Posted by Matt Birchler
— 2 min read

Google Fonts is an incredible resource, and it's made it stupid-easy for many people to get custom fonts on their websites with ease. I'm a little fuzzy on all the details, but it's also helped make a bunch of high quality fonts free and open source for the world to enjoy.

However, as I wrote about recently, not everyone is keen to use Google for infrastructure on their websites. Maybe you've got GDPR concerns or maybe you just don't like Google, but if you want to ditch Google Fonts without much of a headache, then Bunny Fonts wants to help. The promise here is that they host all the same fonts and have replicated Google's API, so all you have to do is to replace the URL you use to call up Google's service and use their's instead.

Is This Actually Better?

Shout out to CC-Tricks for looking into this, but the short answer is no, there's no real benefit to this shift in terms of privacy. The logging going on by both services is effectively the same, and the only personal data Google/Bunny Fonts is getting is the user agent string, which is basically identifying which OS and browser is being used. Here's an example from someone browsing in Safari on an iPhone 13 Pro Max:

Mozilla/5.0 (iPhone14,3; U; CPU iPhone OS 15_0 like Mac OS X) AppleWebKit/602.1.50 (KHTML, like Gecko) Version/10.0 Mobile/19A346 Safari/602.1

You can parse this string to figure out a device type (iPhone 13 Pro Max) as well as what version of what browser is being used. But with no I.P. address or personal info, this is basically just useful for knowing what sort of devices and browsers are being used to access your content.

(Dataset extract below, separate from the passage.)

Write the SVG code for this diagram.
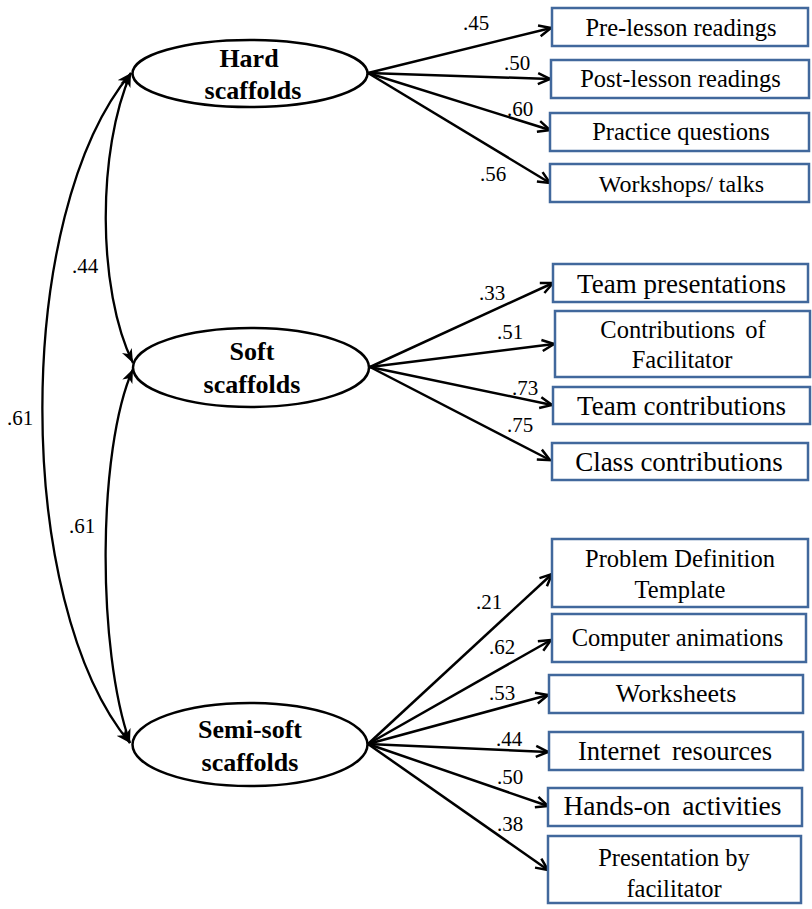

You may still prefer Google not to have this data and you trust Bunny Fonts more, and that's fine, but there's not a real tangible privacy advantage to using one over the other.

What I'd Recommend

Like I said, I think these are great services that make adding fonts to your site super easy, so honestly I feel fine suggesting you use either of these if they solve your problem.

But if you're concerned with relying on a third party for fonts, it might be worth hosting the fonts yourself. Every font on Google Fonts is open source and Google lets you download them, so you can download the font files, upload them to your server, and just load them from yourself, cutting out the middlemen entirely. No GDPR concerns, no need to trust a third party won't change their privacy policy one day, and no concerns that the service will go down, leaving you loading sans-serif instead of that nice font you wanted.

But again, that's more work and it's not going to be doable for everyone, so it's great that free, easy-to-use options exist as well.